Au Sud, les petits paysans sont contraints de laisser leurs terres aux grands groupes agro industriels ou de modifier leur production au détriment des cultures vivrières. Et de leur mode de vie traditionnel.

Spéculation et crise alimentaire

En outre, les politiques fiscales en faveur des agrocarburants ont joué un rôle dans la crise alimentaire et dans la flambée des prix des denrées de base. Ainsi, l’OCDE estime que près de 60% de l’augmentation de la consommation de céréales et d’huiles végétales, entre 2005 et 2007, est imputable aux agrocarburants. Pour le Fonds monétaire international (FMI), l’augmentation de la demande en agrocarburants compte pour 70% dans la hausse des cours mondiaux du maïs en 2007. Or, la FAO, l’agence des Nations unies pour l’agriculture et l’alimentation, a annoncé la semaine dernière qu’en un an, de 2007 à 2008, le nombre de personnes souffrant de la faim dans le monde ets passé de 850 à 925 millions.
Ces trois ONG ont donc décidé d’interpeller Nicolas Sarkozy, en tant que président du Conseil de l’Union européenne, afin que les chefs d’Etats des 27 s’opposent à l’objectif obligatoire souhaité par la Commission européenne d’incorporer 10% d’agrocarburants dans les carburants fossiles d’ici 2020.

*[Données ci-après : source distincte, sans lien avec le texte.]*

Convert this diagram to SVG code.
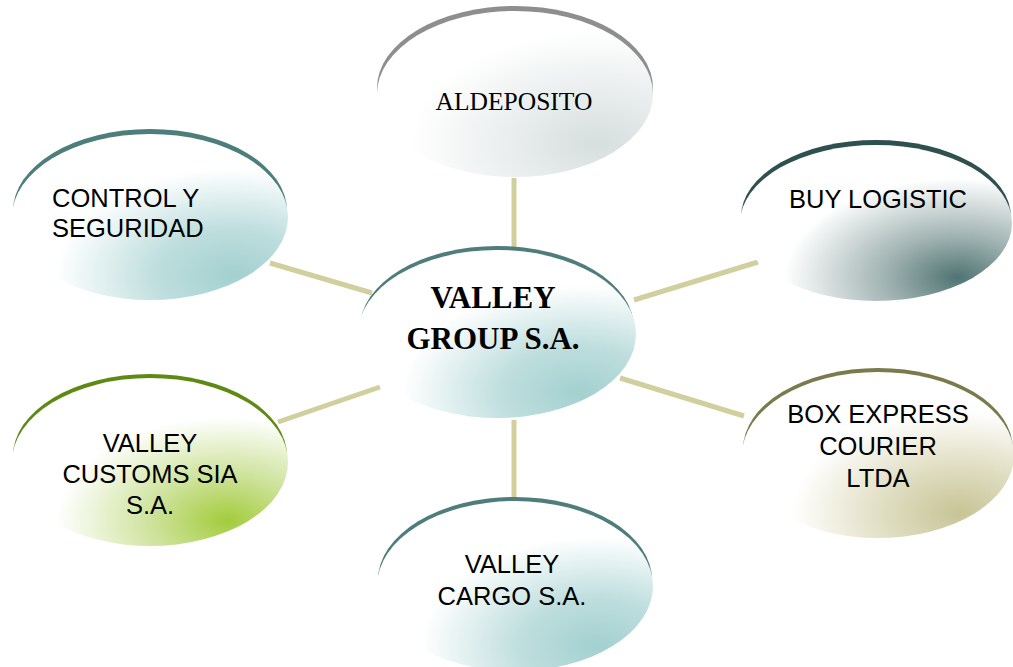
<svg xmlns="http://www.w3.org/2000/svg" width="1013" height="667" viewBox="0 0 1013 667">
  <style>
    .link { stroke: #d2cf9f; stroke-width: 5; fill: none; }
    .sans { font-family: "Liberation Sans", Arial, sans-serif; font-size: 25.5px; fill: #000; text-anchor: middle; }
    .left { text-anchor: start; }
    .serif { font-family: "Liberation Serif", "Times New Roman", serif; font-size: 25.5px; fill: #000; text-anchor: middle; }
    .title { font-family: "Liberation Serif", "Times New Roman", serif; font-size: 31px; font-weight: bold; fill: #000; text-anchor: middle; }
  </style>
  <defs>
    <radialGradient id="gTeal" cx="0.8" cy="0.85" r="0.8">
      <stop offset="0" stop-color="#a3d0d0"/>
      <stop offset="0.35" stop-color="#bfdede"/>
      <stop offset="0.8" stop-color="#ffffff"/>
    </radialGradient>
    <radialGradient id="gGrey" cx="0.8" cy="0.8" r="0.8">
      <stop offset="0" stop-color="#d6dede"/>
      <stop offset="0.85" stop-color="#ffffff"/>
    </radialGradient>
    <radialGradient id="gSlate" cx="0.8" cy="0.85" r="0.75">
      <stop offset="0" stop-color="#4f7472"/>
      <stop offset="0.35" stop-color="#9fb2b1"/>
      <stop offset="0.85" stop-color="#ffffff"/>
    </radialGradient>
    <radialGradient id="gGreen" cx="0.78" cy="0.85" r="0.77">
      <stop offset="0" stop-color="#a3cc3c"/>
      <stop offset="0.35" stop-color="#cde29a"/>
      <stop offset="0.8" stop-color="#ffffff"/>
    </radialGradient>
    <radialGradient id="gKhaki" cx="0.8" cy="0.85" r="0.77">
      <stop offset="0" stop-color="#c7c496"/>
      <stop offset="0.4" stop-color="#e2e0c6"/>
      <stop offset="0.8" stop-color="#ffffff"/>
    </radialGradient>
  </defs>

  <!-- connectors from the hub to each company -->
  <g id="connectors">
    <line class="link" x1="514" y1="178" x2="514" y2="252"/>
    <line class="link" x1="372" y1="293" x2="270" y2="263"/>
    <line class="link" x1="634" y1="300" x2="758" y2="262"/>
    <line class="link" x1="380" y1="387" x2="278" y2="422"/>
    <line class="link" x1="620" y1="378" x2="744" y2="416"/>
    <line class="link" x1="514" y1="420" x2="514" y2="500"/>
  </g>

  <g id="aldeposito">
    <ellipse cx="515" cy="88" rx="138" ry="82" fill="#8e8e8e"/>
    <ellipse cx="515" cy="94" rx="138" ry="83" fill="url(#gGrey)"/>
    <text class="serif" x="514" y="110">ALDEPOSITO</text>
  </g>

  <g id="control-seguridad">
    <ellipse cx="150" cy="211" rx="137" ry="82" fill="#4d7e7c"/>
    <ellipse cx="150" cy="217" rx="138" ry="83" fill="url(#gTeal)"/>
    <text class="sans left" x="52" y="207">CONTROL Y</text>
    <text class="sans left" x="52" y="237">SEGURIDAD</text>
  </g>

  <g id="buy-logistic">
    <ellipse cx="876" cy="217" rx="135" ry="77" fill="#2e504e"/>
    <ellipse cx="876" cy="223" rx="136" ry="78" fill="url(#gSlate)"/>
    <text class="sans" x="878" y="208">BUY LOGISTIC</text>
  </g>

  <g id="valley-group">
    <ellipse cx="497" cy="328" rx="137" ry="82" fill="#4f7d7b"/>
    <ellipse cx="497" cy="334" rx="139" ry="84" fill="url(#gTeal)"/>
    <text class="title" x="493" y="308">VALLEY</text>
    <text class="title" x="493" y="349">GROUP S.A.</text>
  </g>

  <g id="valley-customs">
    <ellipse cx="150" cy="456" rx="137" ry="82" fill="#5e8a14"/>
    <ellipse cx="150" cy="462" rx="138" ry="84" fill="url(#gGreen)"/>
    <text class="sans" x="150" y="452">VALLEY</text>
    <text class="sans" x="150" y="483">CUSTOMS SIA</text>
    <text class="sans" x="150" y="514">S.A.</text>
  </g>

  <g id="box-express">
    <ellipse cx="878" cy="449" rx="135" ry="81" fill="#7b7a4c"/>
    <ellipse cx="878" cy="455" rx="136" ry="83" fill="url(#gKhaki)"/>
    <text class="sans" x="878" y="423">BOX EXPRESS</text>
    <text class="sans" x="878" y="455">COURIER</text>
    <text class="sans" x="878" y="487">LTDA</text>
  </g>

  <g id="valley-cargo">
    <ellipse cx="515" cy="580" rx="137" ry="83" fill="#4f7d7b"/>
    <ellipse cx="515" cy="586" rx="138" ry="85" fill="url(#gTeal)"/>
    <text class="sans" x="512" y="573">VALLEY</text>
    <text class="sans" x="512" y="605">CARGO S.A.</text>
  </g>
</svg>
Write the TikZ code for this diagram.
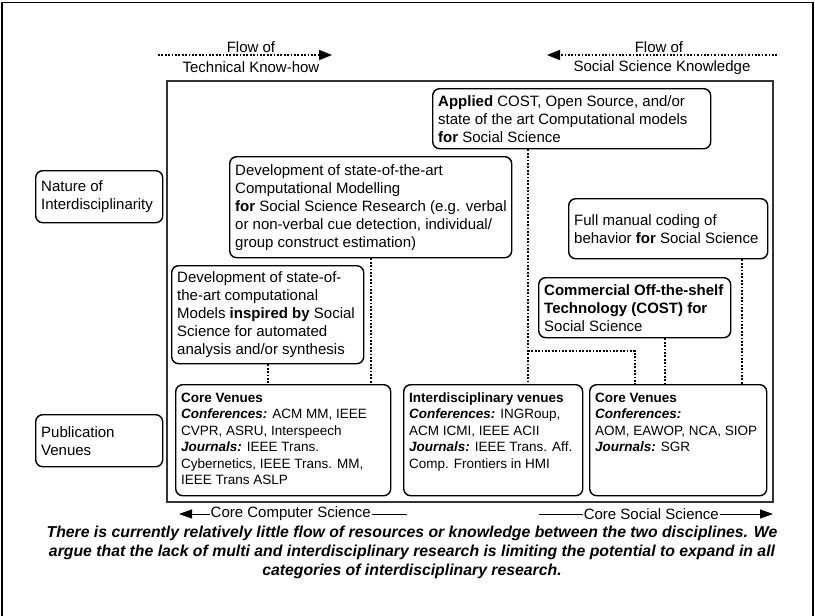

800 millions d’euros d’aides en 2008

« Les agrocarburants représentaient 1,9% de la consommation totale de carburants pour les transports en Europe en 2006. Pour atteindre l’objectif de 10% d’ici 2020, l’Union européenne sera obligée de recourir à des importations massives en provenance des pays du Sud. », souligne Jean-Denis Crola, d’Oxfam France-Agir ici.
« La France s’est donné des objectifs encore plus ambitieux », rappelle-t-il, « puisqu’elle veut atteindre cet objectif d’incorporation de 10% d’ici 2015 ! C’est pourquoi nous allons aussi nous adresser à Michel Barnier, le ministre de l’Agriculture, afin que soient révisés les mécanismes fiscaux d’aide à la filière. En 2008, 800 millions d’euros ont été consacrés à soutenir le développement des agrocarburants en France, sous forme de défiscalisations. »
La France, dont les caisses sont plutôt vides, a déjà dû prévoir de réduire ces aides, au grand dam des producteurs hexagonaux d’éthanol et de biodiesel.
Le projet de loi de finances 2009 annoncé vendredi dernier prévoit en effet une diminution progressive, jusqu’en 2012, des aides à la production : le gain pour l’Etat devrait dès 2009 atteindre les 401 millions d’euros.

Réduire les transports

« On nous a longtemps présenté les agrocarburants comme une solution miracle palliant notre dépendance au pétrole et aidant à lutter contre le changement climatique. Cela se révèle faux : l’énergie contenue dans un litre d’agroéthanol fabriqué en Europe dépasse à peine celle qu’il fallu brûler pour la produire », affirment les ONG. « La déforestation liée aux agrocraburants accroit les émissions de gaz à effet de serre. »
« Pour nous, l’urgence est donc avant tout de réduire notre hyperconsommation de transports », explique Sébastien Godinot des Amis de la Terre. « En transférant par exemple une partie du transport routier sur le transport ferroviaire, en réduisant la vitesse maximale des voitures et en obligeant les constructeurs à travailler sur la réduction des émissions de CO2 des voitures...ce sont des alternatives bien moins risquées écologiquement que les agrocarburants ! »
Dans le cadre du Grenelle de l’Environnement, les ONG appellent aussi au respect du moratoire sur les autoroutes qui avait été annoncé.